ST: Nel suo discorso di Monaco JD Vance ha citato non una ma due volte il candidato presidenziale rumeno Georgescu e il modo in cui è stato praticamente eliminato dalla corsa attraverso l’abuso dell’apparato giudiziario. Si può fare un parallelo con il suo caso?
MD: Penso che sia la stessa, identica storia. Oggi vediamo quello che sta succedendo in Romania: chiunque non rientri in quello Stato profondo, in questo caso europeo, e anche se lo riconoscono come non uno dei loro, viene immediatamente processato. Sono già in una fase avanzata, e ogni giorno ricevo nuove dichiarazioni dalla Procura. È incredibile che una Commissione elettorale centrale possa vietare a un cittadino, per motivi banali, di partecipare alle elezioni. Questo può essere interpretato solo come un tentativo di impedire una vittoria indesiderata.

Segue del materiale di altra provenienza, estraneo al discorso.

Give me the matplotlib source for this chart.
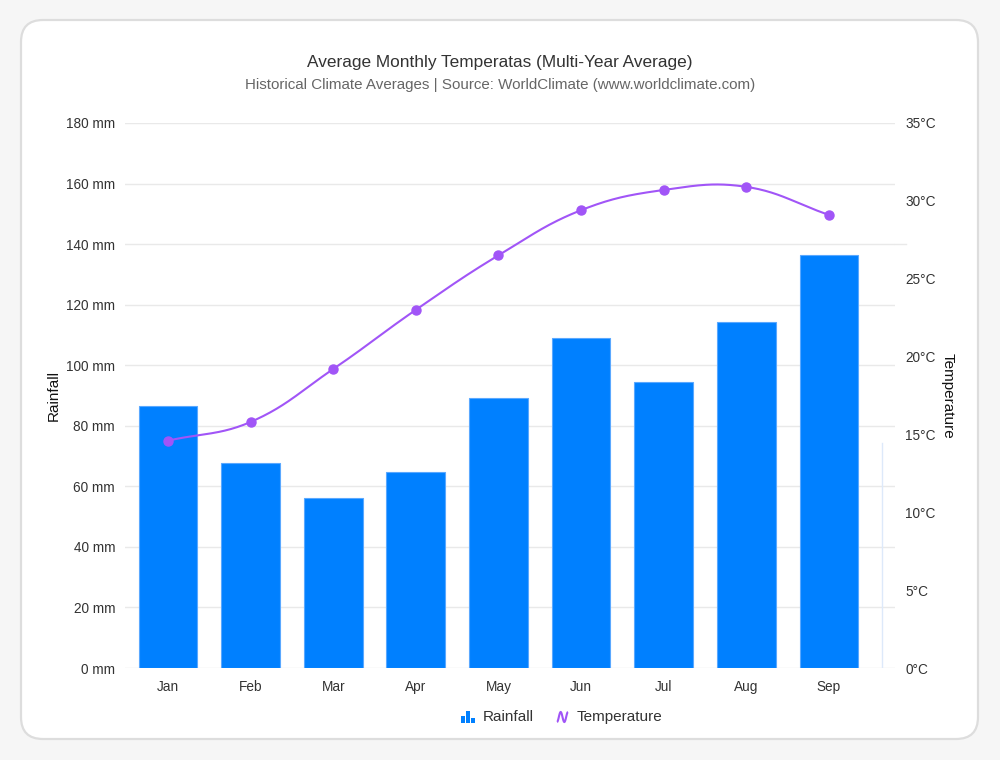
import numpy as np
import matplotlib
matplotlib.use("Agg")
import matplotlib.pyplot as plt
import matplotlib.patches as mpatches
from matplotlib.transforms import IdentityTransform
from matplotlib.path import Path

# ---- data ----
months = ["Jan", "Feb", "Mar", "Apr", "May", "Jun", "Jul", "Aug", "Sep"]
rainfall_mm = [86.5, 67.7, 56.1, 64.7, 89.2, 109.0, 94.5, 114.3, 136.4]
temperature_c = [14.6, 15.8, 19.2, 23.0, 26.5, 29.4, 30.7, 30.9, 29.1]
rain_ticks = [0, 20, 40, 60, 80, 100, 120, 140, 160, 180]
temp_ticks = [0, 5, 10, 15, 20, 25, 30, 35]

title = "Average Monthly Temperatas (Multi-Year Average)"
subtitle = "Historical Climate Averages | Source: WorldClimate (www.worldclimate.com)"

BAR = "#0080ff"
LINE = "#a155f7"
GRID = "#e9e9e9"
TXT = "#333333"

plt.rcParams['font.family'] = ['Liberation Sans', 'DejaVu Sans']

W, H = 1000, 760
fig = plt.figure(figsize=(W / 100, H / 100), dpi=100)
fig.patch.set_facecolor("#f6f6f6")

card = mpatches.FancyBboxPatch((21, 21), 957, 719,
                               boxstyle="round,pad=0,rounding_size=22",
                               transform=IdentityTransform(),
                               facecolor="white", edgecolor="#dddddd", lw=1.6, zorder=-5)
fig.patches.append(card)

L, R, B, T = 125, 895, 668, 123
ax = fig.add_axes([L / W, 1 - B / H, (R - L) / W, (B - T) / H])
ax.set_facecolor("none")
ax2 = ax.twinx()
ax2.set_facecolor("none")

x = np.arange(len(months))
ax.set_xlim(-0.52, 8.80)
ax.set_ylim(0, 180)
ax2.set_ylim(0, 35)

ax.bar(x, rainfall_mm, width=0.71, color=BAR, edgecolor="#5aa8ff", lw=0.8, zorder=2)

ax.set_yticks(rain_ticks)
ax.set_yticklabels([f"{v} mm" for v in rain_ticks])
ax2.set_yticks(temp_ticks)
ax2.set_yticklabels([f"{v}°C" for v in temp_ticks])
ax.set_xticks(x)
ax.set_xticklabels(months)

for a in (ax, ax2):
    for s in a.spines.values():
        s.set_visible(False)
    a.tick_params(length=0, labelsize=9.8, colors=TXT)
ax.tick_params(axis="y", pad=7.2)
ax.tick_params(axis="x", pad=8.8)
ax2.tick_params(axis="y", pad=7.2)

ax.grid(axis="y", color=GRID, lw=1)
ax.set_axisbelow(True)

# small rendering artifacts present in the reference
ax.plot([8.80, 8.93], [140, 140], color=GRID, lw=1, clip_on=False, zorder=1)
ax.plot([8.64, 8.64], [0, 74.3], color="#dde9fa", lw=1, zorder=1)

ax.set_ylabel("Rainfall", fontsize=11, color="#111111", labelpad=3.5)
ax2.set_ylabel("Temperature", fontsize=11, color="#111111", rotation=-90, labelpad=14)

# Chart.js style spline (tension 0.4) computed in pixel space
tension = 0.4
pts = ax2.transData.transform(np.column_stack([x, temperature_c]))
n = len(pts)
cps = []
for i in range(n):
    prev = pts[i - 1] if i > 0 else pts[i]
    cur = pts[i]
    nxt = pts[i + 1] if i < n - 1 else pts[i]
    d01 = np.hypot(*(cur - prev))
    d12 = np.hypot(*(nxt - cur))
    tot = d01 + d12
    s01 = d01 / tot if tot else 0
    s12 = d12 / tot if tot else 0
    fa, fb = tension * s01, tension * s12
    cps.append((cur - fa * (nxt - prev), cur + fb * (nxt - prev)))
curve = []
tt = np.linspace(0, 1, 40)[:, None]
for i in range(n - 1):
    p0, p3 = pts[i], pts[i + 1]
    p1, p2 = cps[i][1], cps[i + 1][0]
    c = ((1 - tt) ** 3) * p0 + 3 * ((1 - tt) ** 2) * tt * p1 + 3 * (1 - tt) * tt ** 2 * p2 + tt ** 3 * p3
    curve.append(c if i == 0 else c[1:])
curve = np.vstack(curve)
curve_data = ax2.transData.inverted().transform(curve)
ax2.plot(curve_data[:, 0], curve_data[:, 1], color=LINE, lw=1.5, zorder=3)
ax2.plot(x, temperature_c, "o", color=LINE, ms=6.5, zorder=4)

# titles
fig.text(0.5, 1 - 62 / H, title, ha="center", va="center", fontsize=12.4, color=TXT)
fig.text(0.5, 1 - 85.5 / H, subtitle, ha="center", va="center", fontsize=10.9, color="#666666")

# legend (custom)
ly = 1 - 717 / H
for bx, bh in [(461, 7), (466, 12), (471, 5)]:
    fig.patches.append(mpatches.Rectangle((bx, H - 723), 4, bh, transform=IdentityTransform(),
                                          facecolor=BAR, edgecolor="none"))
fig.text(483 / W, ly, "Rainfall", ha="left", va="center", fontsize=11, color=TXT)
wx = np.linspace(0, 1, 40)
wave = np.column_stack([557 + wx * 11, (H - 717) - 5 * np.cos(3 * np.pi * wx)])
fig.add_artist(mpatches.PathPatch(Path(wave), transform=IdentityTransform(),
                                  edgecolor=LINE, facecolor="none", lw=1.5))
fig.text(577 / W, ly, "Temperature", ha="left", va="center", fontsize=11, color=TXT)

fig.savefig("out.png", dpi=100, facecolor=fig.get_facecolor())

È così che ho inteso il discorso del Vicepresidente Vance a Monaco: come un invito all’Europa a rinsavire, in particolare sul fatto che non può semplicemente vietare individui e partiti democraticamente eletti. Dovremmo anche ricordare il trattamento riservato all’AfD in Germania, che ha cercato di vietare e che continua a rimanere al di là del “firewall”. Il parallelo tra ciò che sta accadendo in Romania e ciò che sta accadendo qui esiste assolutamente, anzi è identico. Posso aggiungere che è iniziato con me molto prima di quello che c’è ora in Romania, ma ovviamente la Romania è più visibile.
ST: La campagna contro di lei nella Sarajevo politica si sta intensificando. Come vede la possibilità di calmarla e di trovare una soluzione a lungo termine?
MD: La nostra politica è di non mettere a repentaglio la pace, a nessuna condizione, ma questo non significa che dovremmo smettere di lottare politicamente per le cose che riteniamo giuste. Ci opponiamo alle leggi anticostituzionali, che non sono previste dall’Accordo di Dayton. Non abbiamo toccato nulla di ciò che appartiene alla Bosnia-Erzegovina, la sua giurisdizione sulle relazioni con l’estero, il suo controllo sullo spazio aereo del Paese, la sua Banca Centrale che è prevista dalla Costituzione, ma nulla di più.